JOB: Exactly the lines from the start of the data through the line containing "return fig.add_axes([x0 /" should be output, with both ends kept and nothing added.

-------------------------

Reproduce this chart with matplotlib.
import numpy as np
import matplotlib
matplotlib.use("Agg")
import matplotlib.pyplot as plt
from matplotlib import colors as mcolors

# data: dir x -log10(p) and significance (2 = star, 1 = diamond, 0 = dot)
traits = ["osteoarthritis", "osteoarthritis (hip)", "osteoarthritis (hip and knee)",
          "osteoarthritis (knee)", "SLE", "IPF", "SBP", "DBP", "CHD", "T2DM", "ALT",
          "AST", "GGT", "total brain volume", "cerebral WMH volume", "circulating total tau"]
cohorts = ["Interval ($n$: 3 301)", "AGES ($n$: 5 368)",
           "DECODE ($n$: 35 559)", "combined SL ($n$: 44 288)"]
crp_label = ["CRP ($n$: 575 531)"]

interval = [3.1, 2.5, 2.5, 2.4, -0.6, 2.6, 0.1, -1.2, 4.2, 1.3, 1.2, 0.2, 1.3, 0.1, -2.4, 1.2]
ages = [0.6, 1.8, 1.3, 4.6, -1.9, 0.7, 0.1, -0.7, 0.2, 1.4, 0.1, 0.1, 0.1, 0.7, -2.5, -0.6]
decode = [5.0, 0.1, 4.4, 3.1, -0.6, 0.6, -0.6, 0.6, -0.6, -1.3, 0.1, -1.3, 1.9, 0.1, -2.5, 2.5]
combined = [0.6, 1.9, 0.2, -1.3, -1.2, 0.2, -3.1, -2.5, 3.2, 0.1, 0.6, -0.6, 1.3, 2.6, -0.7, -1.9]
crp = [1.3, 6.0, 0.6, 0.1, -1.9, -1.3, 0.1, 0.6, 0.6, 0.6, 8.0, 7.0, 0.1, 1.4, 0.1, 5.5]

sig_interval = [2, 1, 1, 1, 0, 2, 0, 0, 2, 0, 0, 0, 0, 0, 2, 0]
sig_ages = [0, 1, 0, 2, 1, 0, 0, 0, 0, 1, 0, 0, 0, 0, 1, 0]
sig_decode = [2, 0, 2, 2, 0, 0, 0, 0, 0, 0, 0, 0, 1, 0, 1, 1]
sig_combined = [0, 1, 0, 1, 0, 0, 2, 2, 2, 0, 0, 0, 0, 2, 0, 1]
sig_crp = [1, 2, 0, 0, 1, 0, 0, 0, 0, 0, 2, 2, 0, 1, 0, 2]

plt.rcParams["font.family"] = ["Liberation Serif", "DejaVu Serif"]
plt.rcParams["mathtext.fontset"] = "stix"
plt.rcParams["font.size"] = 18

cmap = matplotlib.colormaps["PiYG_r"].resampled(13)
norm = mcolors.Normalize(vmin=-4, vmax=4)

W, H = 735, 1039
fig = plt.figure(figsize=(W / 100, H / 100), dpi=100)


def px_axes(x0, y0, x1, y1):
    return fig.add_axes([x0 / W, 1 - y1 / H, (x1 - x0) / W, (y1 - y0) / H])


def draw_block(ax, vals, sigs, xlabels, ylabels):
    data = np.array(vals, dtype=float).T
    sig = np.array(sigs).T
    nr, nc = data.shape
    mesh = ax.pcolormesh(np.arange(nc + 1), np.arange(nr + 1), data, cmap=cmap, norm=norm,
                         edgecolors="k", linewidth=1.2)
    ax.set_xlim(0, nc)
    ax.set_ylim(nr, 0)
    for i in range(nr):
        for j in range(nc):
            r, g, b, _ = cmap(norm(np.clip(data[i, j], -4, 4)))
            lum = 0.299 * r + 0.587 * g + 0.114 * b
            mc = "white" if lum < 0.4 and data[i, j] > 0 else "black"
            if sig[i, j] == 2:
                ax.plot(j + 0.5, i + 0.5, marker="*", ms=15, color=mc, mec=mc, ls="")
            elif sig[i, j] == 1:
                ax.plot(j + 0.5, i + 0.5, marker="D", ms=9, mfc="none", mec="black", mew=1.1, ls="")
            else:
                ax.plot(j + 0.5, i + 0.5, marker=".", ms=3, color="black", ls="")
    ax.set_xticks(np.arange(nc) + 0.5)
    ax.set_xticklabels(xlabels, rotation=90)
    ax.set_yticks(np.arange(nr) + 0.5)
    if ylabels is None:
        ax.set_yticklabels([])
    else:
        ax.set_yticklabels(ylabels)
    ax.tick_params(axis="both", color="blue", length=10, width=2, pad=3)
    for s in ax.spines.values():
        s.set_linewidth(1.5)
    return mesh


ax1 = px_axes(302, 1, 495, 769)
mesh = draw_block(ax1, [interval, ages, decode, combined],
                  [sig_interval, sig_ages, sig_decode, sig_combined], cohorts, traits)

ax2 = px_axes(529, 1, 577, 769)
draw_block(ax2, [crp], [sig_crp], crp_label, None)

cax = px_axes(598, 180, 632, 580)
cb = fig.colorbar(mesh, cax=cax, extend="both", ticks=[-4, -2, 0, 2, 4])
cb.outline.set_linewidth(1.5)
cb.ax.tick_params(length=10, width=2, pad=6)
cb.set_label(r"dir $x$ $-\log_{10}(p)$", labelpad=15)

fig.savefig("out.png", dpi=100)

-------------------------

ANSWER TO THIS EXERCISE:
Reproduce this chart with matplotlib.
import numpy as np
import matplotlib
matplotlib.use("Agg")
import matplotlib.pyplot as plt
from matplotlib import colors as mcolors

# data: dir x -log10(p) and significance (2 = star, 1 = diamond, 0 = dot)
traits = ["osteoarthritis", "osteoarthritis (hip)", "osteoarthritis (hip and knee)",
          "osteoarthritis (knee)", "SLE", "IPF", "SBP", "DBP", "CHD", "T2DM", "ALT",
          "AST", "GGT", "total brain volume", "cerebral WMH volume", "circulating total tau"]
cohorts = ["Interval ($n$: 3 301)", "AGES ($n$: 5 368)",
           "DECODE ($n$: 35 559)", "combined SL ($n$: 44 288)"]
crp_label = ["CRP ($n$: 575 531)"]

interval = [3.1, 2.5, 2.5, 2.4, -0.6, 2.6, 0.1, -1.2, 4.2, 1.3, 1.2, 0.2, 1.3, 0.1, -2.4, 1.2]
ages = [0.6, 1.8, 1.3, 4.6, -1.9, 0.7, 0.1, -0.7, 0.2, 1.4, 0.1, 0.1, 0.1, 0.7, -2.5, -0.6]
decode = [5.0, 0.1, 4.4, 3.1, -0.6, 0.6, -0.6, 0.6, -0.6, -1.3, 0.1, -1.3, 1.9, 0.1, -2.5, 2.5]
combined = [0.6, 1.9, 0.2, -1.3, -1.2, 0.2, -3.1, -2.5, 3.2, 0.1, 0.6, -0.6, 1.3, 2.6, -0.7, -1.9]
crp = [1.3, 6.0, 0.6, 0.1, -1.9, -1.3, 0.1, 0.6, 0.6, 0.6, 8.0, 7.0, 0.1, 1.4, 0.1, 5.5]

sig_interval = [2, 1, 1, 1, 0, 2, 0, 0, 2, 0, 0, 0, 0, 0, 2, 0]
sig_ages = [0, 1, 0, 2, 1, 0, 0, 0, 0, 1, 0, 0, 0, 0, 1, 0]
sig_decode = [2, 0, 2, 2, 0, 0, 0, 0, 0, 0, 0, 0, 1, 0, 1, 1]
sig_combined = [0, 1, 0, 1, 0, 0, 2, 2, 2, 0, 0, 0, 0, 2, 0, 1]
sig_crp = [1, 2, 0, 0, 1, 0, 0, 0, 0, 0, 2, 2, 0, 1, 0, 2]

plt.rcParams["font.family"] = ["Liberation Serif", "DejaVu Serif"]
plt.rcParams["mathtext.fontset"] = "stix"
plt.rcParams["font.size"] = 18

cmap = matplotlib.colormaps["PiYG_r"].resampled(13)
norm = mcolors.Normalize(vmin=-4, vmax=4)

W, H = 735, 1039
fig = plt.figure(figsize=(W / 100, H / 100), dpi=100)


def px_axes(x0, y0, x1, y1):
    return fig.add_axes([x0 / W, 1 - y1 / H, (x1 - x0) / W, (y1 - y0) / H])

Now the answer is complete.